I am building a manifold to feed the washdown pump, air conditioning
cooling pump and watermaker bost pump. The supply is a 1 1/2" hose
coming from a 1 1/2" bronze seacock and Groco 970-1515 strainer. Engine
cooling water is supplied through a 1" hose that comes off a 2"x1.5"x1"
Groco manifold at the strainer

I would use bronze reducing tees except that nobody makes bronze pipe
nipple. Only steel, brass or stainless. All three of which are not
acceptable. So I have decided to fabricate it from a length of 1" wall
PVC tube with 1/2" threaded schedule 80 stubs for the valves.

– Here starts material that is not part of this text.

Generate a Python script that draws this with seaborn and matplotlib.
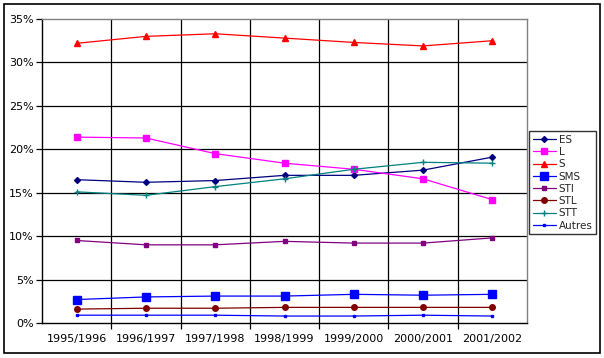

Now comes the question of the valves themselves. I have some Conbraco
bronze ball valves that would work but my experience with them in the
past has not been all good. While the valve body is bronze the handle
is mild steel. On several deliveries of older boats the handles have
rusted to the point of being unusable and I have had to resort to Vice
Grips to operate the valve.

OTOH, I also have some Schedule 80 all PVC ball valves with stainless
handle retaining screws. I know that ABYC frowns on using PVC on
throughhulls but if the throughhull has a bronze seacock what are the
rules for down stream valves?


I don't think ABYC cares too much of what is downstream of the seacock.
Figure it out this way, if one of your PVC valves fail, it won't sink the
boat because you can close the seacock easily. You could also use Marelon
if you're worried about the strength of the PVC valves.

The only thing that worries me about all this manifold is the engine pump
starving the R.O. or AC pump because it sucks harder. On commercial ships,
the seachest is big enough to deal with this issue, but if I'm reading you
correctly, a single 2" intake is supplying everything?